The normalisation of uncertainty
Uncertainty is no longer episodic but structural—reshaping how lawyers advise, litigate, and manage risk across an increasingly volatile global landscape
If one thread runs through this issue, it is not “disruption” in the usual sense. It is the steady normalisation of uncertainty itself. That instability no longer arrives in neat, containable episodes.
The renewed conflict in the Middle East, the perennial fragility of chokepoints such as the Strait of Hormuz, these are reminders that the essential infrastructure of global trade, energy and finance remains permanently exposed. For institutions of every kind, volatility has ceased to be an occasional hazard; it has become the ambient condition in which we all now operate.
For the legal profession, this demands more than agile crisis management. The old distinction between routine advisory work and emergency response is breaking down. Legal, technological and geopolitical risks have merged into something far harder to compartmentalise.
We see the consequences across several fronts. In the courtroom, the steady expansion of live streaming is quietly reshaping advocacy. A trial is no longer conducted solely before the judge and jury; it plays out simultaneously in the court of public opinion. That changes the tone, the tactics, and the very nature of what effective representation looks like.
On AI governance, the public law analysis in this issue makes clear that the “wild west” phase is over. What remains is an immediate and practical challenge: ensuring reliability, accountability and procedural fairness when everyday AI tools are embedded in decision-making processes.
Doctrinally, our courts continue to test established concepts against novel realities — from fitting virtual assets into traditional property rules to the enforcement of Chinese money judgments at common law. The clear message is that jurisdictional silos are no longer sustainable.

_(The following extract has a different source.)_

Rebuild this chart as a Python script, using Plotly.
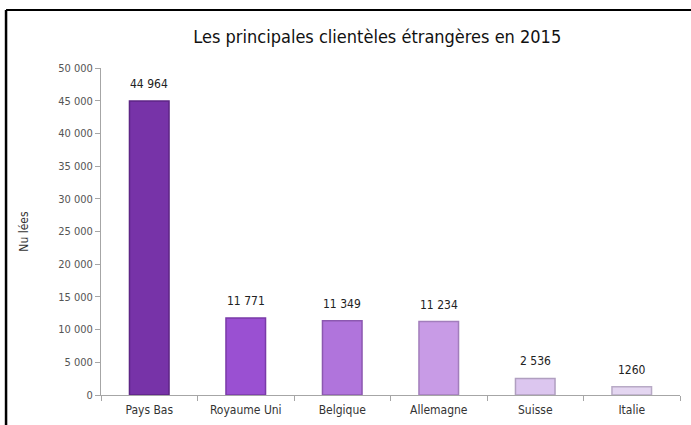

Even in more settled fields such as property and construction, the pressures are mounting in subtler ways. In the understandable rush to address building safety and decarbonisation, there is a growing risk of contractual over-correction: drafting that becomes so dense and prescriptive that it undermines the very clarity and standardisation the industry needs to function efficiently.
At root, the profession is being asked to do more than interpret and apply the law.
As Keith Froud observes in our interview (p.48), the modern solicitor’s real value lies in enabling clients to make decisions in spite of risk, not merely in identifying it.
In a field steeped in tradition, this represents a significant reorientation. Adaptability is no longer a desirable soft skill; it is becoming central to the role. In an environment unlikely to return to any comfortable stability soon, the advantage will lie with those who have learned how to advise, transact and litigate effectively without it.